Objective -> Check every line of the entries for "with", and copy the lines that hold it.

-- start --

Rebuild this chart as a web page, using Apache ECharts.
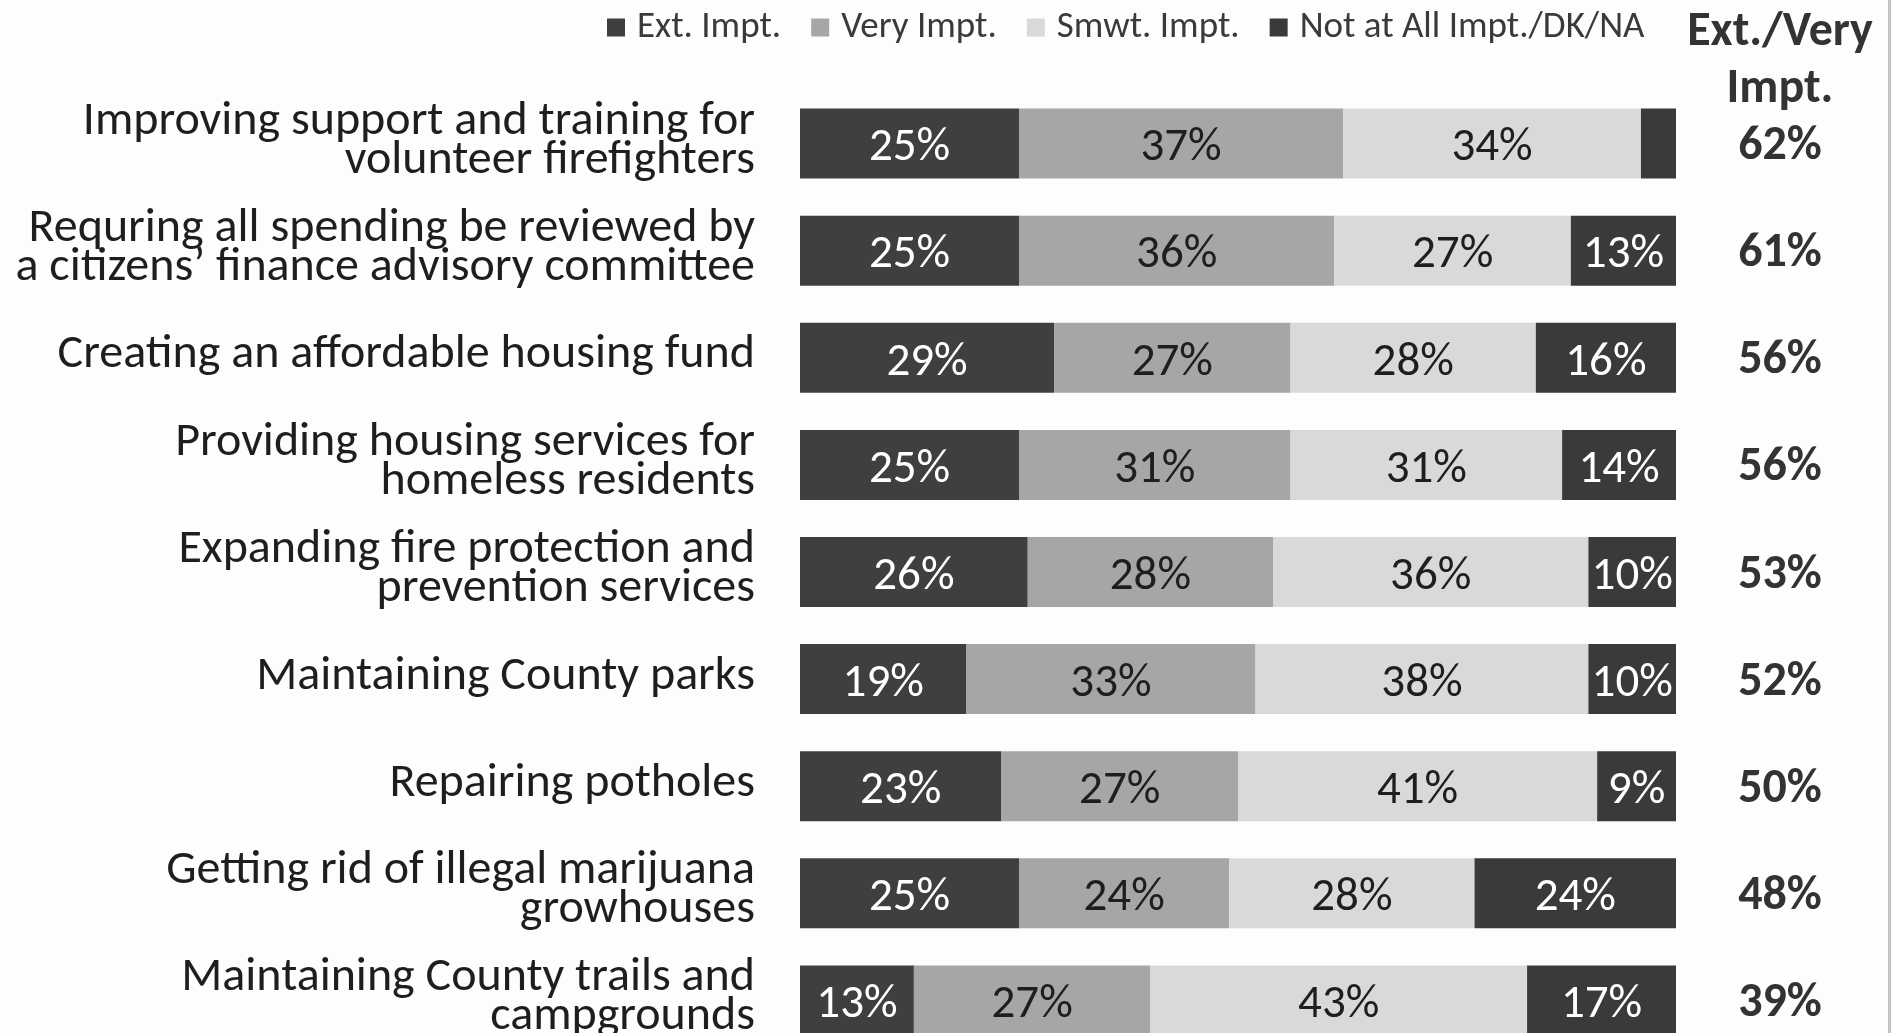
<!DOCTYPE html>
<html>
<head>
<meta charset="utf-8">
<script src="https://cdn.jsdelivr.net/npm/echarts@6/dist/echarts.min.js"></script>
<style>
html,body{margin:0;padding:0;background:#fdfdfd;}
#c{width:1893px;height:1033px;}
</style>
</head>
<body>
<div id="c"></div>
<script>
const categories = [
  "Improving support and training for\nvolunteer firefighters",
  "Requring all spending be reviewed by\na citizens\u2019 finance advisory committee",
  "Creating an affordable housing fund",
  "Providing housing services for\nhomeless residents",
  "Expanding fire protection and\nprevention services",
  "Maintaining County parks",
  "Repairing potholes",
  "Getting rid of illegal marijuana\ngrowhouses",
  "Maintaining County trails and\ncampgrounds"
];
const seriesNames = ["Ext. Impt.", "Very Impt.", "Smwt. Impt.", "Not at All Impt./DK/NA"];
const extImpt   = [25, 25, 29, 25, 26, 19, 23, 25, 13];
const veryImpt  = [37, 36, 27, 31, 28, 33, 27, 24, 27];
const smwtImpt  = [34, 27, 28, 31, 36, 38, 41, 28, 43];
const notAtAll  = [4, 13, 16, 14, 10, 10, 9, 24, 17];
const extVery   = [62, 61, 56, 56, 53, 52, 50, 48, 39];
const headerText = "Ext./Very\nImpt.";

const FONT = "Carlito, Lato, 'Open Sans', sans-serif";
const colors = ["#3f3f3f", "#a6a6a6", "#d9d9d9", "#3a3a3a"];
const labelColors = ["#ffffff", "#1e1e1e", "#1e1e1e", "#ffffff"];
const allData = [extImpt, veryImpt, smwtImpt, notAtAll];

const chart = echarts.init(document.getElementById('c'));
const series = allData.map((arr, i) => ({
  name: seriesNames[i],
  type: 'bar',
  stack: 'total',
  barWidth: 70,
  clip: true,
  itemStyle: { color: colors[i] },
  label: {
    show: true,
    position: 'inside',
    offset: [0, 5],
    formatter: p => p.value + '%',
    color: labelColors[i],
    fontFamily: FONT,
    fontSize: 47
  },
  emphasis: { disabled: true },
  data: arr.map(v => v < 5 ? { value: v, label: { show: false } } : v)
}));

chart.setOption({
  backgroundColor: '#fdfdfd',
  animation: false,
  legend: {
    data: seriesNames,
    left: 602,
    top: 4,
    icon: 'rect',
    itemWidth: 18,
    itemHeight: 18,
    itemGap: 30,
    selectedMode: false,
    textStyle: { fontFamily: FONT, fontSize: 37, color: '#3a3a3a', padding: [0, 0, 0, 7] }
  },
  graphic: [
    {
      type: 'text',
      x: 1780, y: 4,
      style: {
        text: headerText,
        fontFamily: FONT, fontSize: 48, fontWeight: 'bold',
        fill: '#333333', textAlign: 'center', lineHeight: 57
      }
    },
    {
      type: 'rect',
      shape: { x: 1888, y: 0, width: 3, height: 1033 },
      style: { fill: '#c4c4c4' },
      silent: true
    }
  ],
  grid: { left: 800, top: 90, width: 876, height: 964, outerBoundsMode: 'none', containLabel: false },
  xAxis: {
    type: 'value', min: 0, max: 100, show: false
  },
  yAxis: [
    {
      type: 'category',
      inverse: true,
      data: categories,
      axisLine: { show: false },
      axisTick: { show: false },
      axisLabel: {
        margin: 45,
        fontFamily: FONT, fontSize: 48, lineHeight: 39,
        color: '#1e1e1e', align: 'right',
        formatter: v => v + '\n{s| }',
        rich: { s: { fontSize: 1, lineHeight: 5, height: 5 } }
      }
    },
    {
      type: 'category',
      inverse: true,
      position: 'right',
      data: extVery.map(v => v + '%'),
      axisLine: { show: false },
      axisTick: { show: false },
      axisLabel: {
        margin: 104,
        align: 'center',
        formatter: v => '{v|' + v + '}',
        rich: {
          v: {
            fontFamily: FONT, fontSize: 48, fontWeight: 'bold',
            color: '#333333', padding: [7, 0, 0, 0]
          }
        }
      }
    }
  ],
  series: series
});
</script>
</body>
</html>
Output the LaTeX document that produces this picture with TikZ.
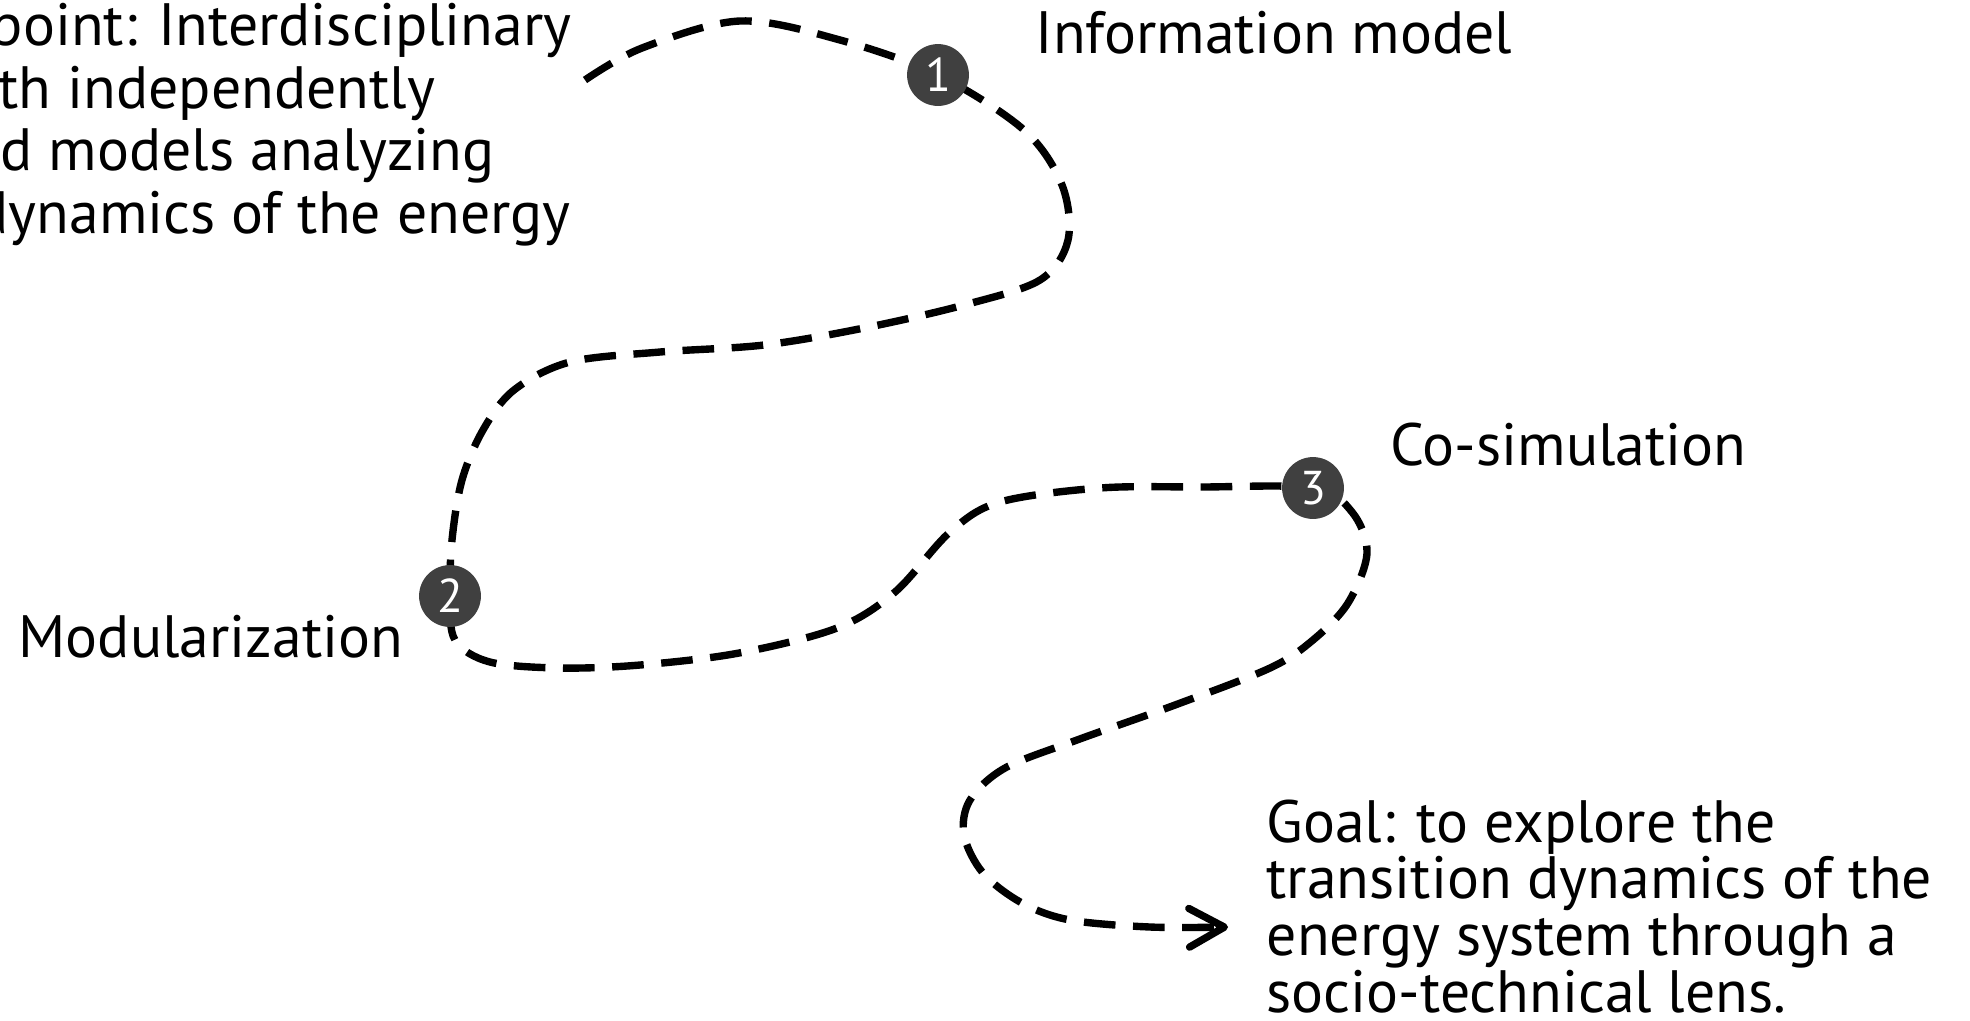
\documentclass[tikz,border=0pt]{standalone}
\usepackage{fontspec}
\setmainfont{PT Sans}
\usetikzlibrary{arrows.meta}
\definecolor{dotgray}{HTML}{404040}
\tikzset{
  route/.style={line width=2.1pt, dash pattern=on 9pt off 5pt,
    -{Straight Barb[length=10pt,width=11pt,round]}},
  stepdot/.style={circle, fill=dotgray, text=white, minimum size=17.6pt,
    inner sep=0pt, font=\fontsize{13.5pt}{13.5pt}\selectfont},
  lbl/.style={inner sep=0pt, font=\fontsize{17pt}{16.1pt}\selectfont},
}
\begin{document}
\begin{tikzpicture}[x=0.1mm,y=-0.1mm]
\useasboundingbox (0,0) rectangle (1970,1020);

% way points of the route
\coordinate (start) at (585,80);
\coordinate (p1) at (642,48);
\coordinate (p2) at (740,21);
\coordinate (p3) at (840,40);
\coordinate (m1) at (938,75);
\coordinate (p4) at (1024,130);
\coordinate (p5) at (1062,185);
\coordinate (p6) at (1068,240);
\coordinate (p7) at (1040,280);
\coordinate (p8) at (964,305);
\coordinate (p9) at (864,328);
\coordinate (p10) at (764,345);
\coordinate (p11) at (660,352);
\coordinate (p12) at (570,362);
\coordinate (p13) at (514,390);
\coordinate (p14) at (483,430);
\coordinate (p15) at (462,480);
\coordinate (p16) at (452,540);
\coordinate (m2) at (450,596);
\coordinate (p17) at (455,640);
\coordinate (p18) at (490,662);
\coordinate (p19) at (560,668);
\coordinate (p20) at (640,665);
\coordinate (p21) at (739,653);
\coordinate (p22) at (837,628);
\coordinate (p23) at (895,592);
\coordinate (p24) at (950,532);
\coordinate (p25) at (1000,502);
\coordinate (p26) at (1100,488);
\coordinate (p27) at (1200,487);
\coordinate (m3) at (1313,488);
\coordinate (p28) at (1352,512);
\coordinate (p29) at (1367,553);
\coordinate (p30) at (1348,603);
\coordinate (p31) at (1313,640);
\coordinate (p32) at (1270,668);
\coordinate (p33) at (1175,705);
\coordinate (p34) at (1077,740);
\coordinate (p35) at (1005,768);
\coordinate (p36) at (970,800);
\coordinate (p37) at (964,835);
\coordinate (p38) at (983,873);
\coordinate (p39) at (1022,903);
\coordinate (p40) at (1070,920);
\coordinate (p41) at (1150,927);
\coordinate (tip) at (1228,927);

\draw[route] plot[smooth, tension=.55] coordinates {(start) (p1) (p2) (p3) (m1)
  (p4) (p5) (p6) (p7) (p8) (p9) (p10) (p11) (p12) (p13) (p14) (p15) (p16) (m2)
  (p17) (p18) (p19) (p20) (p21) (p22) (p23) (p24) (p25) (p26) (p27) (m3)
  (p28) (p29) (p30) (p31) (p32) (p33) (p34) (p35) (p36) (p37) (p38) (p39)
  (p40) (p41) (tip)};

\node[stepdot] (s1) at (m1) {1};
\node[stepdot] (s2) at (m2) {2};
\node[stepdot] (s3) at (m3) {3};

\node[lbl, anchor=base west] (info) at (1035,53) {Information model};
\node[lbl, anchor=base west] (modul) at (18,657) {Modularization};
\node[lbl, anchor=base west] (cosim) at (1390,465) {Co-simulation};
% base of a multi-line node is its last line
\node[lbl, anchor=base west, align=left] (goal) at (1266,1012)
  {Goal: to explore the\\transition dynamics of the\\energy system through a\\socio-technical lens.};

\node[lbl, anchor=base west] (intro1) at (-10,45) {point: Interdisciplinary};
\node[lbl, anchor=base west] (intro2) at (-2,108) {th independently};
\node[lbl, anchor=base west] (intro3) at (0,170) {d models analyzing};
\node[lbl, anchor=base west] (intro4) at (-24,233) {dynamics of the energy};
\end{tikzpicture}
\end{document}
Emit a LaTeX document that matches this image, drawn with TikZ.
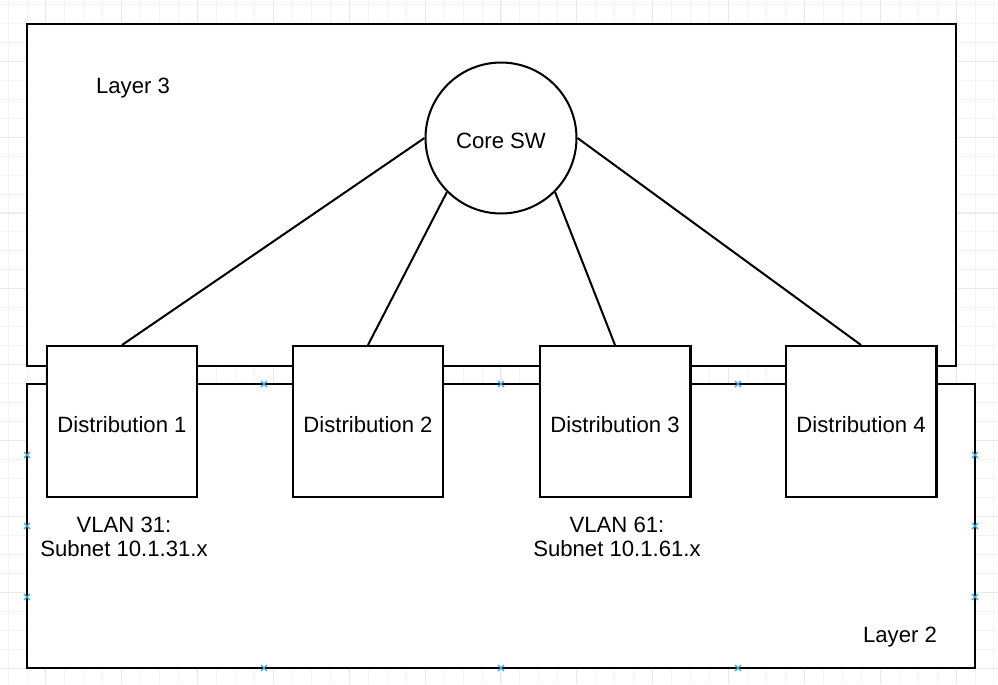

-- end --

Full output ->
Output the LaTeX document that produces this picture with TikZ.
Emit a LaTeX document that matches this image, drawn with TikZ.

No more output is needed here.